A relação entre comportamentos inatos e comportamentos adquiridos facilita a reflexão. Inatos são comportamentos que nascem de habilidades naturais, próprios da espécie. São formados pelos instintos. É o que acontece, por exemplo, quando observamos um João de Barro indo e voltando várias vezes ao ninho para montar a casinha. Embora pareça um comportamento inteligente, é apenas um comportamento biológico, pertencente ao mecanismo instintivo do animal.
            Comportamentos adquiridos são comportamentos não pertencentes a natureza da espécie, mas que podem ser aprendidos por qualquer de seus indivíduos. Não faz parte do mecanismo biológico, nem mesmo da natureza, mas, em algum momento, pode ser aprendido e desenvolvido. Diferente dos comportamentos inatos, comportamentos adquiridos refletem sinais de inteligência.
            Na escala da evolução, o ser humano é aquele que alcançou maior grau de desenvolvimento; os comportamentos inatos chegaram a capacidade mínima, quase zero, e os comportamentos adquiridos alcançaram amplitude máxima. Deste modo, nenhum indivíduo pertencente a espécie humana apresenta habilidades ou comportamentos naturais, tal como as abelhas ou as formigas. Carente de tais habilidades, surge a necessidade de aprender.
            Ainda na escala da evolução, algumas espécies animais alcançaram desenvolvimentos semelhantes, mas em menor grau. Algumas espécies, embora portadoras de comportamentos inatos, podem aprender comportamentos diferentes e surpreender seus observadores com reações estranhas a própria natureza. Contudo, embora capazes de aprender, não podem transmitir o que aprenderam aos seus descendentes. O conhecimento adquirido morre com o próprio indivíduo que aprendeu.
            A presença de comportamentos adquiridos em espécies animais é o que permite a domesticação. Nem todas as espécies são domesticáveis.

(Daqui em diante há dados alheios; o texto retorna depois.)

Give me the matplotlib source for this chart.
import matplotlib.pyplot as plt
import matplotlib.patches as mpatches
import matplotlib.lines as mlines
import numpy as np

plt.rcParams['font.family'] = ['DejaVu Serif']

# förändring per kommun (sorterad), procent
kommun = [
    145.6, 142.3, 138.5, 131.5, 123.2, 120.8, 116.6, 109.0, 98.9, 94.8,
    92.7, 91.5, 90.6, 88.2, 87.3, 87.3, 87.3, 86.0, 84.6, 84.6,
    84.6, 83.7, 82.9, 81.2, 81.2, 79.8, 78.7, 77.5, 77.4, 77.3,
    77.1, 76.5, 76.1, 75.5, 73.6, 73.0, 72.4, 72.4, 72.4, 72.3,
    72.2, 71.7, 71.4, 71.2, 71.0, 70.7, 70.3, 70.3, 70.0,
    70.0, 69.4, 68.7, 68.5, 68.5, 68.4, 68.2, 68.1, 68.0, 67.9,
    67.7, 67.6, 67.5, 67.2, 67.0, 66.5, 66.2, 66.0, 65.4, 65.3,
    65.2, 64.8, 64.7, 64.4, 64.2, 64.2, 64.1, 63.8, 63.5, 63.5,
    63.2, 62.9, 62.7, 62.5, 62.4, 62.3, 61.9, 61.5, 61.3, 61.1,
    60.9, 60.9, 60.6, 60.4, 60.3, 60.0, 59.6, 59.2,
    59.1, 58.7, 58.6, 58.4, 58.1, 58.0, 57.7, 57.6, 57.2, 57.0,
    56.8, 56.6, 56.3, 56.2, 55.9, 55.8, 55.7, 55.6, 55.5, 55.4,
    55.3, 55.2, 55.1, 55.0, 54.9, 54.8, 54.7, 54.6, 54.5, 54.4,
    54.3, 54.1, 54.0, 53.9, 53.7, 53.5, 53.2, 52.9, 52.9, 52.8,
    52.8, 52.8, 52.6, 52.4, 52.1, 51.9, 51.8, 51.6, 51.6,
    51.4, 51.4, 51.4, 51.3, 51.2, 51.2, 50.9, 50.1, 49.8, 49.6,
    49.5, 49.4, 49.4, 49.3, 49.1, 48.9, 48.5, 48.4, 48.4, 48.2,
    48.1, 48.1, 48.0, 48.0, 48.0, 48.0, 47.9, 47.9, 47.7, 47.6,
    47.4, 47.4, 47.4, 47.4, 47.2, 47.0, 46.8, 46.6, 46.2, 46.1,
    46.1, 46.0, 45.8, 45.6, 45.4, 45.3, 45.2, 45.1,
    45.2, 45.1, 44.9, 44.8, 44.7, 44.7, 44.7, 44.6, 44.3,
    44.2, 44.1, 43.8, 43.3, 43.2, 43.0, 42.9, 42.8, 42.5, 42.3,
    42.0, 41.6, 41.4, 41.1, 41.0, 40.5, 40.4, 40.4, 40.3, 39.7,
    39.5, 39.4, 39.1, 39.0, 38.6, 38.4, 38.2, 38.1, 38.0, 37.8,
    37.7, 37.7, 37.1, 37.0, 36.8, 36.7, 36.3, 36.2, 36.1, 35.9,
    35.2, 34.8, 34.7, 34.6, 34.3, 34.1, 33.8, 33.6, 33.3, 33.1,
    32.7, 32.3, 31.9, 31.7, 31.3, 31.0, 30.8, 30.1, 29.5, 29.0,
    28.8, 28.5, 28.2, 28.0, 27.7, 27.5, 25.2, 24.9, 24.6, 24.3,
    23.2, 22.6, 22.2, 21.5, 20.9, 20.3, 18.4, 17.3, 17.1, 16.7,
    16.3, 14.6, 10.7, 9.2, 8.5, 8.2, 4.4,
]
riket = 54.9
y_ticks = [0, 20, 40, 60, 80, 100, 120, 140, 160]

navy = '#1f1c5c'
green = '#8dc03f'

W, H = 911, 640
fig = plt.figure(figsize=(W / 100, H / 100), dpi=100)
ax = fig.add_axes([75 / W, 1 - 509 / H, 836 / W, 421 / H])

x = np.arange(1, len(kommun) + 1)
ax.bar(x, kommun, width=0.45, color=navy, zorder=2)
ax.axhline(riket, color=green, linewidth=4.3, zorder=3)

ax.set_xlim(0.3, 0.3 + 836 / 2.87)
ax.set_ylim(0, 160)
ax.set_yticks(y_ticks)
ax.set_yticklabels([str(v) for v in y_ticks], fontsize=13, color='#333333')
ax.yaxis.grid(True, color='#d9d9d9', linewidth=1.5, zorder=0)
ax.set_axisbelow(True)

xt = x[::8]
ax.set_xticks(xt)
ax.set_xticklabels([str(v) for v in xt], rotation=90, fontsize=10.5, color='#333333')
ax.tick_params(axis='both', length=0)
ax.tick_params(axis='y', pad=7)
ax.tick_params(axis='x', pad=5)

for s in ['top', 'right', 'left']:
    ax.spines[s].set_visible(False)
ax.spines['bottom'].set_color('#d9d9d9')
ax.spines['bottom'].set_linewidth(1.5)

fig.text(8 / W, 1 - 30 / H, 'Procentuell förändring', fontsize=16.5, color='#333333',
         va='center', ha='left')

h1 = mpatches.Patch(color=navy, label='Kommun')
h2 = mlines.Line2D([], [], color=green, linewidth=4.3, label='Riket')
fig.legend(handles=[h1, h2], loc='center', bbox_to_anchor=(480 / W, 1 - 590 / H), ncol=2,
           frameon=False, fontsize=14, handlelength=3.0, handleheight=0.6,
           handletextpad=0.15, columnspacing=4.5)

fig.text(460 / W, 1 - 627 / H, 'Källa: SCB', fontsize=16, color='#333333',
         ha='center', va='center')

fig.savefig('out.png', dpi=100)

Nem todas as espécies podem aprender comportamentos diferentes.  Entre as que podem aprender, há aquelas que a capacidade de aprendizagem é menor, e há aquelas que mais se aproximam da espécie humana em grau de aprendizagem.
            Se imaginarmos a escala da evolução na figura de uma pirâmide, onde a base representa a constituição dos comportamentos inatos, e a ponta representa os comportamentos adquiridos, não será difícil notar que a espécie humana encontra-se no lugar mais alto. Todas as espécies animais podem ser localizadas no interior da pirâmide, mas o lugar a que pertencem é proporcional a capacidade de aprendizagem.

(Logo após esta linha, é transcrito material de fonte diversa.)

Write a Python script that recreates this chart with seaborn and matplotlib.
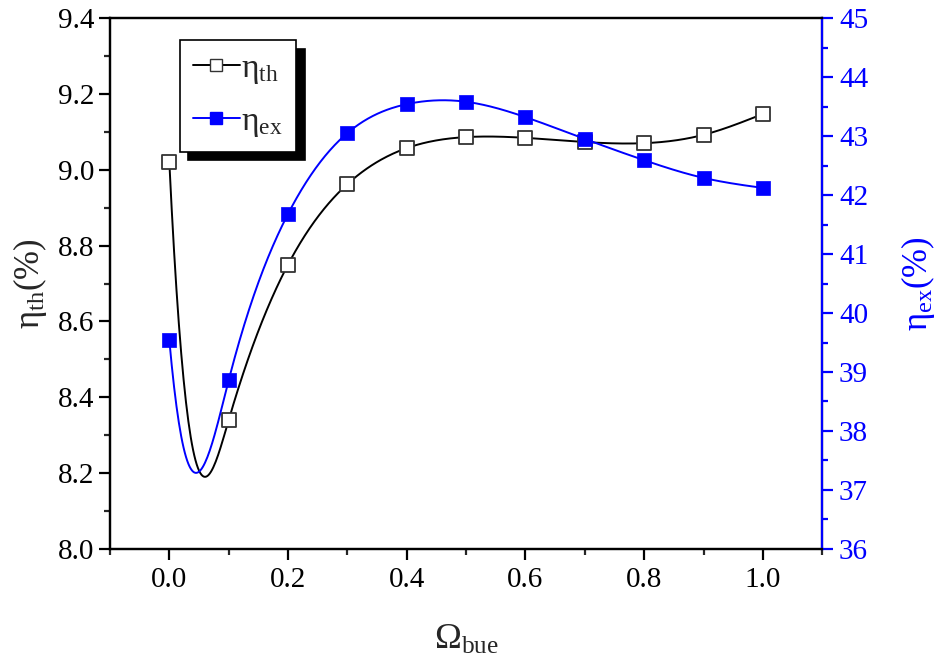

           Comportamentos inatos são comportamentos provenientes dos instintos. Instintos são leis biológicas, comuns a espécies e que não apresentam mudanças de um indivíduo para outro. Quanto mais fixos e rígidos forem os instintos em uma espécie, maior será o padrão de comportamento presente em seus indivíduos.
           Comportamentos adquiridos, por outro lado, originam-se na ausência de instintos fixos e rígidos que garantam habilidades básicas a sobrevivência. Partem da inexistência de um padrão, e garantem maior flexibilidade de comportamentos entre indivíduos de uma mesma espécie.
           É nesta relação que está a espécie humana. Carente de um mecanismo fixo e rígido de instintos, a aprendizagem é máxima. Não tendo um padrão de comportamento a repetir, compete ao indivíduo aprender a viver sozinho, construir a própria conduta. Não dá para repetir o que os mais velhos viveram no passado; é preciso viver.
               Na espécie humana, é possível falar verdadeiramente em indivíduos devido a necessidade de autenticidade e originalidade existente entre eles. Há ainda uma última característica presente nesta espécie e ausente nas demais espécies animais: a transmissão de conhecimentos. Um chimpanzé pode aprender comportamentos humanos, mas não é capaz de transmiti-los a sua cria, e o mesmo vale para cachorros e gatos. Mas um humano pode transmitir.
            Falamos agora de cultura: um conjunto de valores, hábitos, comportamentos, linguagens, signos e representações simbólicas que aproximam os indivíduos da espécie humana. Não é um padrão (todo padrão é fixo), nem um instinto (instintos não mudam). Diante da necessidade de viver de forma autêntica e original, a cultura é uma referência para o aprendizado. Diante da ausência de um padrão que une a espécie, a cultura permite a aproximação dos indivíduos, por mais diferentes que sejam entre si.
            Enquanto em uma espécie animal há um padrão instintivo, na espécie humana há diferentes culturas. Dois cachorros de uma mesma raça, porém em lugares distintos, apresentam o mesmo mecanismo instintivo. Contudo, dois homens pertencentes a uma mesma família, quando vivendo em lugares distintos, podem desenvolver-se em valores, hábitos e representações simbólicas diferentes.
            Constata-se também, na espécie humana, a inexistência de um habitat próprio, de alimentação própria, e até mesmo de uma natureza. Embora tenha nascido e permaneça rodeada por ela, não a pertence. Incapaz de permanecer, tem de transformá-la para tornar possível sua existência. Estranho ao equilíbrio natural corre o risco de explorar, degradar e destruir a natureza.
            

Bibliografia

ARANHA, M. L. A; PIRES MARTINS, M. H. Filosofando. Introdução à Filosofia. São Paulo: Moderna, 2009.
CHAUÍ, M. Iniciação à Filosofia. São Paulo: Ática, 2011.
COTRIM, G. FERNANDES, M. Fundamentos de Filosofia. São Paulo: Saraiva, 2010.